Urquiza nació en Tres Arroyos en 1972. En 2016 recibió el Casa de las Américas por los cuentos de No hay risas en el cielo, su primer libro. Ya pueden encender las luces, es el segundo que publica y se lee de un tirón, con un crescendo de la trama que avanza a la par de los notables retratos de sus criaturas, Julián internándose en sus pantanos (el ego artístico maltrecho, la culpa con su mujer, la paga aceptada y sus posibles consecuencias) y Enrique en su rutina, las referencias afectuosas a su padre o a su hija en medio de su faena, un personaje que en lo literario, puede pensarse, revista en el gremio con Cardozo, el mano de obra de Hospital Posadas de Jorge Consiglio, o con el Villa de Luis Gusmán. Un submundo de los servicios ahora de lleno en el tapete, con las aventuras de Marcelo D’Alesio & compañías, sujetos que desde el periodismo suele perfilar Ricardo Ragendorfer.
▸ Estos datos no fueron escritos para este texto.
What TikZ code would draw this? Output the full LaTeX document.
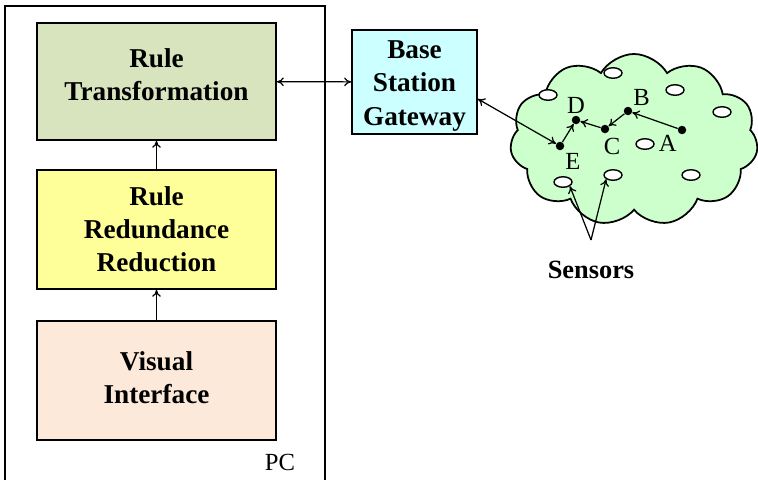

Esta novela fue finalista en 2013 del premio Eugenio Cambaceres, organizado por la Biblioteca Nacional. Al viaje nocturno por la urbe Urquiza le entrevera otra subtrama, en principio diferida, en la que un arquitecto y artista prepara una instalación sobre avenida Libertador, justo a la altura del edificio de la Biblioteca. Y hay un tercer hilo narrativo con breves entradas sobre el teatro, la composición de personajes, los puntos de contacto entre lo ficticio de lo actoral y lo real de los actos fuera del escenario. La representación: la expresión Ya pueden encender las luces refiere al telón, a pasar página, a salir, al final de una obra. Aunque tras cerrar esta novela, como un sinfín, uno piense en las tinieblas de Kurtz.